__WRITTEN TASK__
What are the lines from the one with "Write a component" through the one with "import * as", inclusive? Output them exactly, and leave out the pictures.

__DATA LINES__
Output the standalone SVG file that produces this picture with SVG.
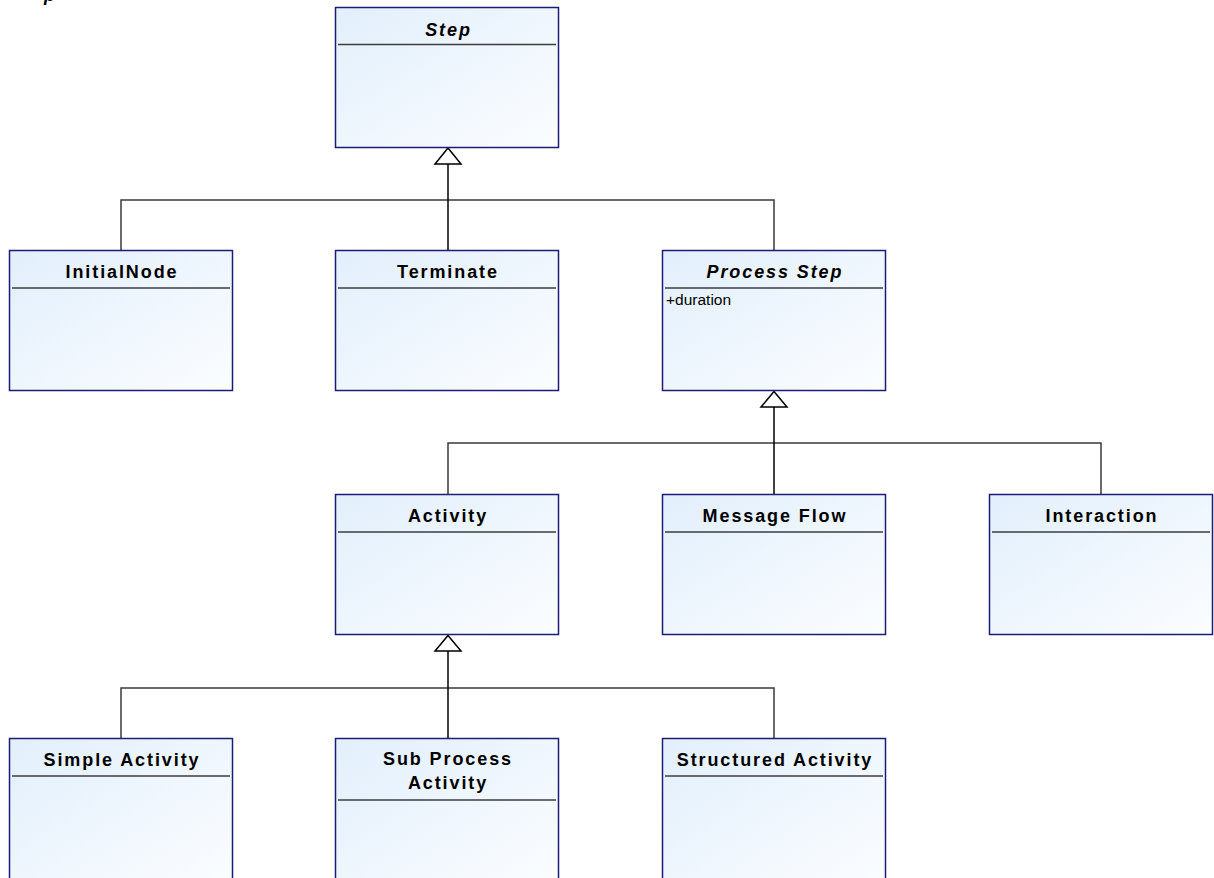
<svg xmlns="http://www.w3.org/2000/svg" width="1214" height="878" viewBox="0 0 1214 878">
  <defs>
    <linearGradient id="boxFill" x1="0" y1="0" x2="1" y2="1">
      <stop offset="0" stop-color="#e2effc"/>
      <stop offset="1" stop-color="#fbfdff"/>
    </linearGradient>
  </defs>
  <style>
    .box { fill: url(#boxFill); stroke: #1c1c78; stroke-width: 1.5; }
    .sep { stroke: #3c3c3c; stroke-width: 1.5; }
    .title { font-family: "Liberation Sans", Arial, sans-serif; font-size: 18px; font-weight: bold; letter-spacing: 1.9px; fill: #000; text-anchor: middle; }
    .abstract { font-style: italic; }
    .attr { font-family: "Liberation Sans", Arial, sans-serif; font-size: 15.5px; fill: #000; }
    .conn { fill: none; stroke: #3a3a3a; stroke-width: 1.5; }
    .trunk { fill: none; stroke: #000; stroke-width: 1.5; }
    .head { fill: #ffffff; stroke: #000; stroke-width: 1.5; }
  </style>

  <!-- clipped heading fragment at the top edge -->
  <text x="44" y="0.5" class="title abstract" style="text-anchor:start">p</text>

  <!-- generalization connectors -->
  <g id="connectors">
    <!-- Step hierarchy -->
    <path class="conn" d="M121,250 V200 H774 V250"/>
    <path class="trunk" d="M448,164 V250"/>
    <path class="head" d="M448,148 L461,164 L435,164 Z"/>
    <!-- Process Step hierarchy -->
    <path class="conn" d="M448,494 V443 H1101 V494"/>
    <path class="trunk" d="M774,407 V494"/>
    <path class="head" d="M774,391.5 L787,407 L761,407 Z"/>
    <!-- Activity hierarchy -->
    <path class="conn" d="M121,738 V688 H774 V738"/>
    <path class="trunk" d="M448,651 V738"/>
    <path class="head" d="M448,635.5 L461,651 L435,651 Z"/>
  </g>

  <g id="step">
    <rect class="box" x="335.5" y="7.5" width="223" height="140"/>
    <line class="sep" x1="338" y1="44.5" x2="556" y2="44.5"/>
    <text class="title abstract" x="448.5" y="36">Step</text>
  </g>

  <g id="initialNode">
    <rect class="box" x="9.5" y="250.5" width="223" height="140"/>
    <line class="sep" x1="12" y1="288" x2="230" y2="288"/>
    <text class="title" x="122" y="278">InitialNode</text>
  </g>

  <g id="terminate">
    <rect class="box" x="335.5" y="250.5" width="223" height="140"/>
    <line class="sep" x1="338" y1="288" x2="556" y2="288"/>
    <text class="title" x="448" y="278">Terminate</text>
  </g>

  <g id="processStep">
    <rect class="box" x="662.5" y="250.5" width="223" height="140"/>
    <line class="sep" x1="665" y1="288" x2="883" y2="288"/>
    <text class="title abstract" x="775" y="278">Process Step</text>
    <text class="attr" x="666" y="305">+duration</text>
  </g>

  <g id="activity">
    <rect class="box" x="335.5" y="494.5" width="223" height="140"/>
    <line class="sep" x1="338" y1="532" x2="556" y2="532"/>
    <text class="title" x="448" y="522">Activity</text>
  </g>

  <g id="messageFlow">
    <rect class="box" x="662.5" y="494.5" width="223" height="140"/>
    <line class="sep" x1="665" y1="532" x2="883" y2="532"/>
    <text class="title" x="775" y="522">Message Flow</text>
  </g>

  <g id="interaction">
    <rect class="box" x="989.5" y="494.5" width="223" height="140"/>
    <line class="sep" x1="992" y1="532" x2="1210" y2="532"/>
    <text class="title" x="1102" y="522">Interaction</text>
  </g>

  <g id="simpleActivity">
    <rect class="box" x="9.5" y="738.5" width="223" height="145"/>
    <line class="sep" x1="12" y1="776" x2="230" y2="776"/>
    <text class="title" x="122" y="766">Simple Activity</text>
  </g>

  <g id="subProcessActivity">
    <rect class="box" x="335.5" y="738.5" width="223" height="145"/>
    <line class="sep" x1="338" y1="800" x2="556" y2="800"/>
    <text class="title" x="448" y="765">Sub Process</text>
    <text class="title" x="448" y="789">Activity</text>
  </g>

  <g id="structuredActivity">
    <rect class="box" x="662.5" y="738.5" width="223" height="145"/>
    <line class="sep" x1="665" y1="776" x2="883" y2="776"/>
    <text class="title" x="775" y="766">Structured Activity</text>
  </g>
</svg>
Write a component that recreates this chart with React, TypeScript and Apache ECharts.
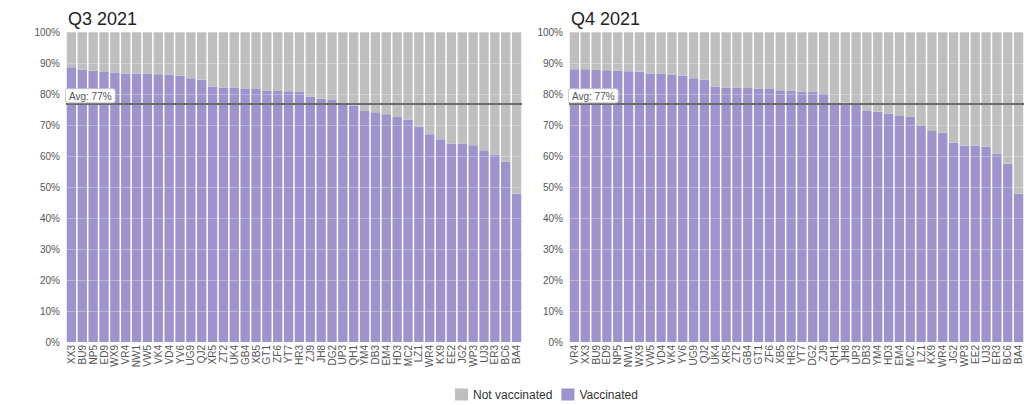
import React, { useEffect, useRef } from "react";
import * as echarts from "echarts";

const q3Categories = ["XX3","BU9","NP5","ED9","WX9","VR4","NW1","VW5","VK4","VD4","YV6","UG9","QJ2","XR5","ZT2","UK4","GB4","XB5","GT1","ZF6","YT7","HR3","ZJ9","JH8","DG2","UP3","QH1","YM4","DB3","EM4","HD3","MC2","LZ1","WR4","KX9","EE2","JG2","WP3","UJ3","ER3","BC6","BA4"];
const q3Vaccinated = [88.6,87.8,87.5,87.1,86.9,86.6,86.6,86.6,86.4,86.3,86.0,85.1,84.6,82.3,82.1,82.0,81.8,81.6,81.1,81.0,80.9,80.8,79.2,78.5,78.2,76.6,76.3,74.5,74.1,73.5,72.6,71.8,69.5,67.0,65.4,64.0,64.0,63.5,61.6,60.5,58.2,47.8];

const q4Categories = ["VR4","XX3","BU9","ED9","NP5","NW1","WX9","VW5","VD4","VK4","YV6","UG9","QJ2","UK4","XR5","ZT2","GB4","GT1","ZF6","XB5","HR3","YT7","DG2","ZJ9","QH1","JH8","UP3","DB3","YM4","HD3","EM4","MC2","LZ1","KX9","WR4","JG2","WP3","EE2","UJ3","ER3","BC6","BA4"];
const q4Vaccinated = [88.0,88.0,87.8,87.7,87.6,87.3,87.2,86.6,86.5,86.3,86.0,85.1,84.7,82.3,82.1,82.0,81.9,81.8,81.6,81.2,81.0,80.8,80.8,80.0,77.3,77.2,77.0,74.5,74.3,73.7,72.9,72.6,69.9,68.1,67.5,64.3,63.4,63.4,63.0,60.7,57.5,47.8];

const titles = ["Q3 2021", "Q4 2021"];
const averages = [77, 77];
const seriesNames = ["Not vaccinated", "Vaccinated"];

const PURPLE = "#9e93cd";
const GRAY = "#bfbfbf";

export default function App() {
  const ref = useRef<HTMLDivElement>(null);
  useEffect(() => {
    if (!ref.current) return;
    const chart = echarts.init(ref.current, null, { renderer: "svg" });
    const cats = [q3Categories, q4Categories];
    const vals = [q3Vaccinated, q4Vaccinated];
    const grids = [
      { left: 66, top: 32, width: 456, height: 310 },
      { left: 569, top: 32, width: 455, height: 310 },
    ];
    const series: any[] = [];
    [0, 1].forEach((i) => {
      series.push({
        name: seriesNames[1],
        type: "bar",
        stack: "s" + i,
        xAxisIndex: i,
        yAxisIndex: i,
        barCategoryGap: "14%",
        itemStyle: { color: PURPLE },
        data: vals[i],
        markLine: {
          silent: true,
          symbol: "none",
          lineStyle: { color: "#6b6b6b", width: 2, type: "solid" },
          label: {
            position: "insideStartTop",
            distance: [0, 1],
            formatter: "Avg: " + averages[i] + "%",
            backgroundColor: "#ffffff",
            borderColor: "#cccccc",
            borderWidth: 1,
            borderRadius: 2,
            padding: [2, 3, 1, 3],
            color: "#555555",
            fontSize: 10,
            fontFamily: "Liberation Sans, Arial, sans-serif",
          },
          data: [{ yAxis: averages[i] }],
          z: 10,
        },
      });
      series.push({
        name: seriesNames[0],
        type: "bar",
        stack: "s" + i,
        xAxisIndex: i,
        yAxisIndex: i,
        barCategoryGap: "14%",
        itemStyle: { color: GRAY },
        data: vals[i].map((v) => +(100 - v).toFixed(1)),
      });
    });
    chart.setOption({
      animation: false,
      textStyle: { fontFamily: "Liberation Sans, Arial, sans-serif" },
      title: titles.map((t, i) => ({
        text: t,
        left: grids[i].left - 3,
        top: 5,
        textStyle: { fontSize: 18, fontWeight: "normal", color: "#222222" },
      })),
      legend: {
        data: seriesNames,
        top: 388,
        left: 455,
        itemWidth: 13,
        itemHeight: 12,
        itemGap: 9,
        padding: 0,
        icon: "rect",
        textStyle: { fontSize: 12, lineHeight: 13, color: "#333333" },
      },
      grid: grids,
      xAxis: [0, 1].map((i) => ({
        type: "category",
        gridIndex: i,
        data: cats[i],
        axisLine: { show: false },
        axisTick: { show: false },
        axisLabel: { rotate: 90, interval: 0, fontSize: 10, color: "#555555", margin: 3 },
      })),
      yAxis: [0, 1].map((i) => ({
        type: "value",
        gridIndex: i,
        min: 0,
        max: 100,
        interval: 10,
        z: 5,
        axisLine: { show: false },
        axisTick: { show: false },
        axisLabel: { formatter: "{value}%", fontSize: 10, color: "#555555", margin: 6 },
        splitLine: { show: true, lineStyle: { color: "rgba(255,255,255,0.3)", width: 1 } },
      })),
      series,
    });
    return () => chart.dispose();
  }, []);
  return (
    <div
      ref={ref}
      style={{ position: "fixed", left: 0, top: 0, width: 1036, height: 405, background: "#fff" }}
    />
  );
}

__RESPONSE__
Write a component that recreates this chart with React, TypeScript and Apache ECharts.
import React, { useEffect, useRef } from "react";
import * as echarts from "echarts";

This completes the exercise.